The Variables That Shape Your Actual Offer 🔍
Not everyone who applies for a 0% balance transfer card gets the same terms. Issuers evaluate several factors when deciding what to offer — and whether to approve at all.
| Factor | Why It Matters |
|---|---|
| Credit score | Higher scores generally unlock longer promo periods and better post-promo rates |
| Credit utilization | High utilization signals risk; lower utilization strengthens your profile |
| Payment history | Late payments or delinquencies weigh heavily in issuer decisions |
| Length of credit history | Longer history provides more data; thin files create uncertainty for lenders |
| Income and debt-to-income ratio | Issuers assess your ability to repay |
| Recent hard inquiries | Multiple recent applications can suggest financial stress |
| Existing relationship with issuer | Some issuers favor existing customers; others restrict transfers between their own cards |
Your credit score is the most visible factor, but issuers use it as a starting point, not a complete picture. Two applicants with similar scores can receive different offers based on the full profile behind those scores.
How Different Credit Profiles Experience These Cards
The range of outcomes across applicants is wide — and worth understanding before you apply.
Stronger credit profiles — those with long histories, consistent on-time payments, low utilization, and few recent inquiries — are more likely to qualify for the longest promotional periods. They may also receive higher credit limits on the new card, which matters if you're trying to transfer a large balance.
Profiles in the middle range might qualify but receive shorter promotional windows or lower credit limits.

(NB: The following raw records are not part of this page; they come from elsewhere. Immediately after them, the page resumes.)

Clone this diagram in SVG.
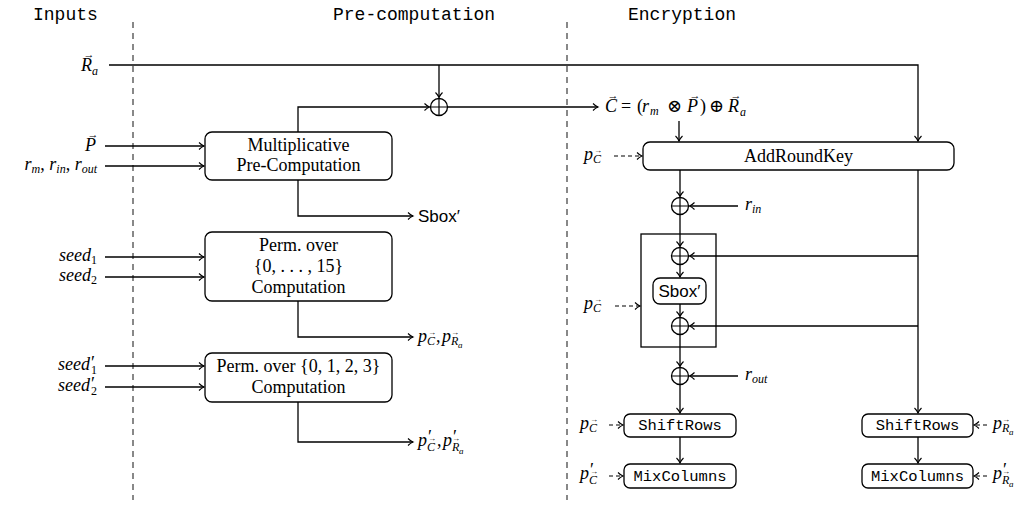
<svg xmlns="http://www.w3.org/2000/svg" width="1025" height="505" viewBox="0 0 1025 505">
<style>
.t{font-family:"Liberation Mono",monospace;font-size:18px;fill:#000}
.s{font-family:"Liberation Serif",serif;font-size:18px;fill:#000}
.m{font-family:"Liberation Serif",serif;font-style:italic;font-size:18px;fill:#000}
.u{font-family:"Liberation Serif","DejaVu Serif",serif;font-size:18px;fill:#000}
.ms{font-family:"Liberation Serif",serif;font-style:italic;font-size:12px;fill:#000}
.mss{font-family:"Liberation Serif",serif;font-style:italic;font-size:9px;fill:#000}
.va{font-family:"Liberation Serif","DejaVu Sans",serif;font-size:11px;text-anchor:middle;fill:#000}
.vs{font-family:"Liberation Serif","DejaVu Sans",serif;font-size:8px;text-anchor:middle;fill:#000}
.tt{font-family:"Liberation Mono",monospace;font-size:15.5px;fill:#000}
.sf{font-family:"Liberation Sans",sans-serif;font-size:17px;fill:#000}
.box{fill:#fff;stroke:#000;stroke-width:1.3}
.ar{fill:none;stroke:#000;stroke-width:1.3;marker-end:url(#ah)}
.da{fill:none;stroke:#000;stroke-width:1.2;stroke-dasharray:4 3;marker-end:url(#ah)}
.sep{stroke:#888;stroke-width:2;stroke-dasharray:6 5}
.x{fill:#fff;stroke:#000;stroke-width:1.3}
.sub{font-size:12px}
</style>
<defs>
<marker id="ah" markerWidth="10" markerHeight="10" refX="7" refY="5" orient="auto" markerUnits="userSpaceOnUse">
<path d="M2,1.5 Q4.5,4 7,5 Q4.5,6 2,8.5" fill="none" stroke="#000" stroke-width="1.1"/>
</marker>
<g id="xor"><circle r="8.5" class="x"/><path d="M-8.5,0H8.5M0,-8.5V8.5" stroke="#000" stroke-width="1.2"/></g>
</defs>
<rect width="1025" height="505" fill="#fff"/>
<g id="titles">
<text class="t" x="33" y="20">Inputs</text>
<text class="t" x="333" y="20">Pre-computation</text>
<text class="t" x="628" y="20">Encryption</text>
</g>
<g id="separators">
<line class="sep" x1="133" y1="22" x2="133" y2="500"/>
<line class="sep" x1="567" y1="22" x2="567" y2="500"/>
</g>
<g id="connectors">
<path class="ar" d="M109,65H918V141"/>
<path class="ar" d="M439,65V97.5"/>
<path class="ar" d="M298,132V107H429.5"/>
<path class="ar" d="M447.5,107H598"/>
<path class="ar" d="M679,121V141"/>
<path class="da" d="M614,156H642"/>
<path class="ar" d="M105,146H204"/>
<path class="ar" d="M105,166H204"/>
<path class="ar" d="M298,180V216H413"/>
<path class="ar" d="M105,257H204"/>
<path class="ar" d="M105,277H204"/>
<path class="ar" d="M298,301V337H413"/>
<path class="ar" d="M105,366H204"/>
<path class="ar" d="M105,387H204"/>
<path class="ar" d="M298,402V442H413"/>
<path class="ar" d="M680,170V196.5"/>
<path class="ar" d="M738,206H689.5"/>
<path class="ar" d="M680,214.5V246.5"/>
<path class="ar" d="M918,170V413"/>
<path class="ar" d="M918,256H689.5"/>
<path class="ar" d="M680,264.5V277"/>
<path class="ar" d="M680,304V316.5"/>
<path class="ar" d="M918,326H689.5"/>
<path class="ar" d="M680,334.5V366.5"/>
<path class="ar" d="M738,376H689.5"/>
<path class="ar" d="M680,384.5V413"/>
<path class="ar" d="M680,437V463"/>
<path class="ar" d="M918,437V463"/>
<path class="da" d="M615,306H640"/>
<path class="da" d="M609,425H623"/>
<path class="da" d="M609,476H623"/>
<path class="da" d="M987,425H974"/>
<path class="da" d="M987,476H974"/>
</g>
<g id="xor-main"><use href="#xor" x="439" y="107"/></g>
<g id="xor-rin"><use href="#xor" x="680" y="206"/></g>
<g id="sbox-block"><rect x="641" y="234" width="75" height="113" fill="none" stroke="#000" stroke-width="1.3"/></g>
<g id="xor-k1"><use href="#xor" x="680" y="256"/></g>
<g id="xor-k2"><use href="#xor" x="680" y="326"/></g>
<g id="xor-rout"><use href="#xor" x="680" y="376"/></g>
<g id="mult">
<rect class="box" x="205" y="132" width="187" height="48" rx="7"/>
<text class="s" x="298.5" y="151" text-anchor="middle">Multiplicative</text>
<text class="s" x="298.5" y="171" text-anchor="middle">Pre-Computation</text>
</g>
<g id="perm16">
<rect class="box" x="205" y="232" width="187" height="69" rx="7"/>
<text class="s" x="298.5" y="251" text-anchor="middle">Perm. over</text>
<text class="s" x="298.5" y="272" text-anchor="middle">{0, . . . , 15}</text>
<text class="s" x="298.5" y="293" text-anchor="middle">Computation</text>
</g>
<g id="perm4">
<rect class="box" x="205" y="353" width="187" height="49" rx="7"/>
<text class="s" x="298.5" y="372" text-anchor="middle">Perm. over {0, 1, 2, 3}</text>
<text class="s" x="298.5" y="393" text-anchor="middle">Computation</text>
</g>
<g id="addroundkey">
<rect class="box" x="643" y="142" width="311" height="28" rx="7"/>
<text class="s" x="798.5" y="162" text-anchor="middle">AddRoundKey</text>
</g>
<g id="sbox">
<rect class="box" x="653" y="278" width="53" height="26" rx="7"/>
<text class="sf" x="679.5" y="297" text-anchor="middle">Sbox′</text>
</g>
<g id="shiftrows-l">
<rect class="box" x="624" y="414" width="112" height="23" rx="6"/>
<text class="tt" x="680" y="430" text-anchor="middle">ShiftRows</text>
</g>
<g id="mixcolumns-l">
<rect class="box" x="624" y="464" width="112" height="24" rx="6"/>
<text class="tt" x="680" y="481" text-anchor="middle">MixColumns</text>
</g>
<g id="shiftrows-r">
<rect class="box" x="862" y="414" width="111" height="23" rx="6"/>
<text class="tt" x="917.5" y="430" text-anchor="middle">ShiftRows</text>
</g>
<g id="mixcolumns-r">
<rect class="box" x="862" y="464" width="111" height="24" rx="6"/>
<text class="tt" x="917.5" y="481" text-anchor="middle">MixColumns</text>
</g>
<g id="labels">
<text class="m" x="81" y="71">R</text><text class="ms" x="92" y="75">a</text><text class="va" x="89" y="58">→</text>
<text class="m" x="85" y="151">P</text><text class="va" x="93" y="138">→</text>
<text class="m" x="97" y="170" text-anchor="end">r<tspan class="sub" dy="3">m</tspan><tspan dy="-3" font-style="normal">, </tspan>r<tspan class="sub" dy="3">in</tspan><tspan dy="-3" font-style="normal">, </tspan>r<tspan class="sub" dy="3">out</tspan></text>
<text class="m" x="97" y="261" text-anchor="end">seed<tspan class="sub" dy="3" font-style="normal">1</tspan></text>
<text class="m" x="97" y="281" text-anchor="end">seed<tspan class="sub" dy="3" font-style="normal">2</tspan></text>
<text class="m" x="58" y="370">seed</text><text class="u" x="91" y="369">′</text><text class="u sub" x="91" y="374">1</text>
<text class="m" x="58" y="391">seed</text><text class="u" x="91" y="390">′</text><text class="u sub" x="91" y="395">2</text>
<text class="sf" x="418" y="222">Sbox′</text>
<text class="m" x="418" y="342">p</text><text class="ms" x="427" y="345">C</text><text class="vs" x="432" y="335">→</text>
<text class="u" x="436" y="342">,</text>
<text class="m" x="442" y="342">p</text><text class="ms" x="451" y="345">R</text><text class="mss" x="458" y="348">a</text><text class="vs" x="455" y="335">→</text>
<text class="m" x="418" y="446">p</text><text class="u" x="428" y="443">′</text><text class="ms" x="427" y="451">C</text><text class="vs" x="432" y="441">→</text>
<text class="u" x="437" y="446">,</text>
<text class="m" x="443" y="446">p</text><text class="u" x="453" y="443">′</text><text class="ms" x="452" y="451">R</text><text class="mss" x="459" y="454">a</text><text class="vs" x="456" y="441">→</text>
<text class="m" x="605" y="112">C</text><text class="va" x="613" y="99">→</text>
<text class="u" x="621" y="112">=</text><text class="u" x="637" y="112">(</text>
<text class="m" x="642" y="112">r</text><text class="ms" x="650" y="115">m</text>
<text class="u" x="667" y="112">⊗</text>
<text class="m" x="687" y="112">P</text><text class="va" x="695" y="99">→</text>
<text class="u" x="700" y="112">)</text>
<text class="u" x="709" y="112">⊕</text>
<text class="m" x="728" y="112">R</text><text class="ms" x="740" y="116">a</text><text class="va" x="736" y="99">→</text>
<text class="m" x="584" y="160">p</text><text class="ms" x="593" y="163">C</text><text class="vs" x="598" y="153">→</text>
<text class="m" x="745" y="210">r<tspan class="sub" dy="3">in</tspan></text>
<text class="m" x="584" y="309">p</text><text class="ms" x="593" y="312">C</text><text class="vs" x="598" y="302">→</text>
<text class="m" x="745" y="380">r<tspan class="sub" dy="3">out</tspan></text>
<text class="m" x="580" y="429">p</text><text class="ms" x="589" y="432">C</text><text class="vs" x="594" y="422">→</text>
<text class="m" x="580" y="479">p</text><text class="u" x="590" y="476">′</text><text class="ms" x="589" y="484">C</text><text class="vs" x="594" y="474">→</text>
<text class="m" x="993" y="429">p</text><text class="ms" x="1002" y="432">R</text><text class="mss" x="1009" y="435">a</text><text class="vs" x="1006" y="422">→</text>
<text class="m" x="993" y="479">p</text><text class="u" x="1003" y="476">′</text><text class="ms" x="1002" y="484">R</text><text class="mss" x="1009" y="487">a</text><text class="vs" x="1006" y="474">→</text>
</g>
</svg>
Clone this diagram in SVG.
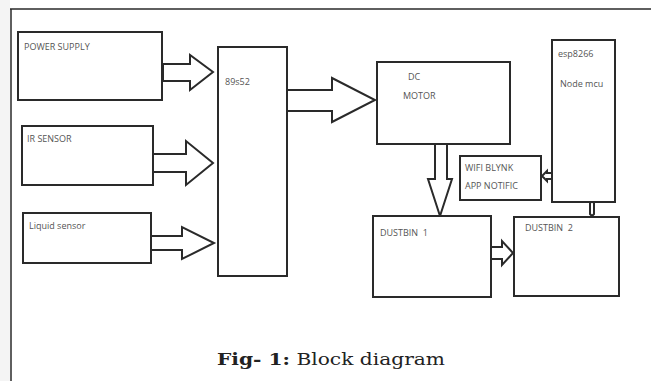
<svg xmlns="http://www.w3.org/2000/svg" width="651" height="381" viewBox="0 0 651 381">
<style>
.box{fill:#fff;stroke:#2a2a2a;stroke-width:2}
.arr{fill:#fff;stroke:#2a2a2a;stroke-width:2;stroke-linejoin:miter}
.lbl{font-family:"Open Sans","Liberation Sans",sans-serif;font-size:9px;fill:#555}
.cap{font-family:"DejaVu Serif","Liberation Serif",serif;font-size:17px;fill:#222}
</style>
<rect x="0" y="0" width="651" height="381" fill="#fff"/>
<rect x="0" y="0" width="10" height="381" fill="#f4f4f4"/>
<line x1="10" y1="9" x2="651" y2="9" stroke="#2a2a2a" stroke-width="1.5"/>
<line x1="11" y1="9" x2="11" y2="381" stroke="#2a2a2a" stroke-width="1.5"/>

<g id="connectors">
<polygon class="arr" points="163,64 190,64 190,55 213,72 190,90 190,81 163,81"/>
<polygon class="arr" points="153,154 186,154 186,141 213,163 186,185 186,172 153,172"/>
<polygon class="arr" points="151,236 182,236 182,227 214,243 182,259 182,250 151,250"/>
<polygon class="arr" points="287,90 332,90 332,78 375,100 332,122 332,111 287,111"/>
<polygon class="arr" points="435,144 447,144 447,179 452,179 440,216 428,179 435,179"/>
<polygon class="arr" points="491,247 502,247 502,241 513,253 502,265 502,259 491,259"/>
<polygon class="arr" points="552,173 547,173 547,171 542,176 547,181 547,179 552,179" stroke-width="1.5"/>
<polygon class="arr" points="590,203 592,201 594,203 594,214 592,216 590,214" stroke-width="1.5"/>
</g>

<g id="power-supply">
<rect class="box" x="18" y="32" width="144" height="68"/>
<text class="lbl" x="24" y="50">POWER SUPPLY</text>
</g>
<g id="ir-sensor">
<rect class="box" x="22" y="126" width="131" height="59"/>
<text class="lbl" x="27" y="142">IR SENSOR</text>
</g>
<g id="liquid-sensor">
<rect class="box" x="23" y="213" width="128" height="50"/>
<text class="lbl" x="29" y="229">Liquid sensor</text>
</g>
<g id="mcu-89s52">
<rect class="box" x="218" y="47" width="69" height="229"/>
<text class="lbl" x="225" y="85">89s52</text>
</g>
<g id="dc-motor">
<rect class="box" x="377" y="62" width="133" height="82"/>
<text class="lbl" x="408" y="80">DC</text>
<text class="lbl" x="403" y="99">MOTOR</text>
</g>
<g id="esp8266">
<rect class="box" x="552" y="40" width="63" height="162"/>
<text class="lbl" x="558" y="57">esp8266</text>
<text class="lbl" x="560" y="87">Node mcu</text>
</g>
<g id="wifi-blynk">
<rect class="box" x="460" y="156" width="81" height="44"/>
<text class="lbl" x="465" y="171">WIFI BLYNK</text>
<text class="lbl" x="465" y="189">APP NOTIFIC</text>
</g>
<g id="dustbin-1">
<rect class="box" x="373" y="216" width="118" height="81"/>
<text class="lbl" x="380" y="236" xml:space="preserve">DUSTBIN  1</text>
</g>
<g id="dustbin-2">
<rect class="box" x="514" y="217" width="105" height="79"/>
<text class="lbl" x="525" y="231" xml:space="preserve">DUSTBIN  2</text>
</g>

<text class="cap" x="217" y="365" textLength="228" lengthAdjust="spacingAndGlyphs"><tspan font-weight="bold">Fig- 1:</tspan> Block diagram</text>
</svg>
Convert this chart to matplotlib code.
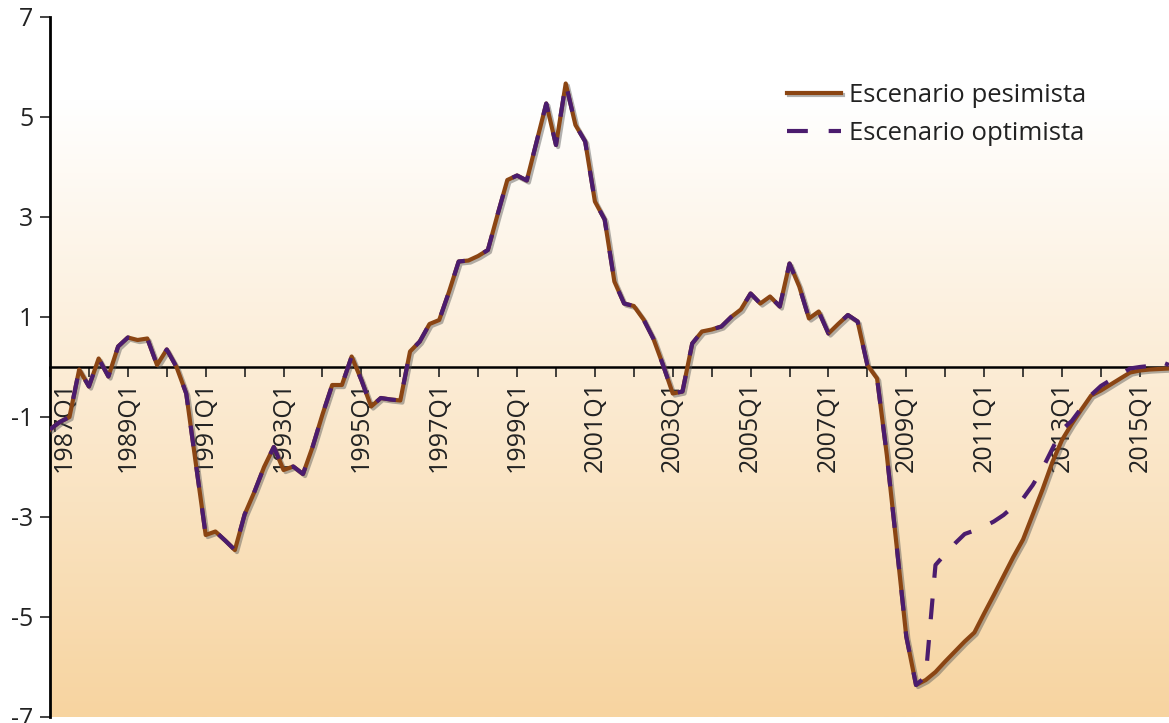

If the limit isn't high enough to absorb your full balance, you could end up managing debt on two cards simultaneously — which adds complexity.
Profiles with recent negatives — a missed payment, high utilization, a recent bankruptcy, or a thin file — may find that 0% balance transfer offers are harder to access. Some issuers offer introductory rates to a broader range of applicants, but the terms tend to be less favorable.
One factor that catches people off guard: approval doesn't guarantee the transfer is approved. Getting the card is step one. The issuer still evaluates the specific transfer request — including the institution you're transferring from. Some issuers won't allow balance transfers between cards they both issue.
The Timing Question Most People Miss ⏱️
A common mistake is applying for a balance transfer card without considering whether the math actually closes in time.
Here's the basic calculation:
Balance ÷ Number of months in promo period = Monthly payment needed to pay off in full
If that number is higher than what you can realistically pay each month, the promo period won't solve your problem — it will delay it. And if a remaining balance gets hit with a high standard APR at the end, some of the interest savings evaporate.
The other timing consideration: you generally can't transfer a balance immediately after opening the account. Processing takes time, and during that window, interest continues accruing on your old card.
What Makes This Strategy Work — and What Undermines It
Balance transfers work best when:
- The transfer fee is smaller than the interest you'd otherwise pay
- You have a clear, achievable payoff timeline
- You stop adding new charges to the old card (and ideally the new one)
- You understand what rate applies to new purchases, which is often different from the transfer rate
They tend to unravel when people treat the freed-up credit on their old card as spending room, accumulate new balances, or underestimate how quickly the promo period passes.
The Part Only Your Numbers Can Answer
The mechanics of 0% balance transfer cards are consistent. The terms any individual qualifies for are not.
The length of the promotional window you're offered, the credit limit you receive, the transfer fee you'll pay, and whether the strategy actually saves you money — all of that flows from your specific credit profile at the moment you apply. 💡
General benchmarks help you understand the landscape. But your payment history, your current utilization, your income, and the composition of your existing credit — those are the variables that determine your actual outcome. That's the calculation no general article can do for you.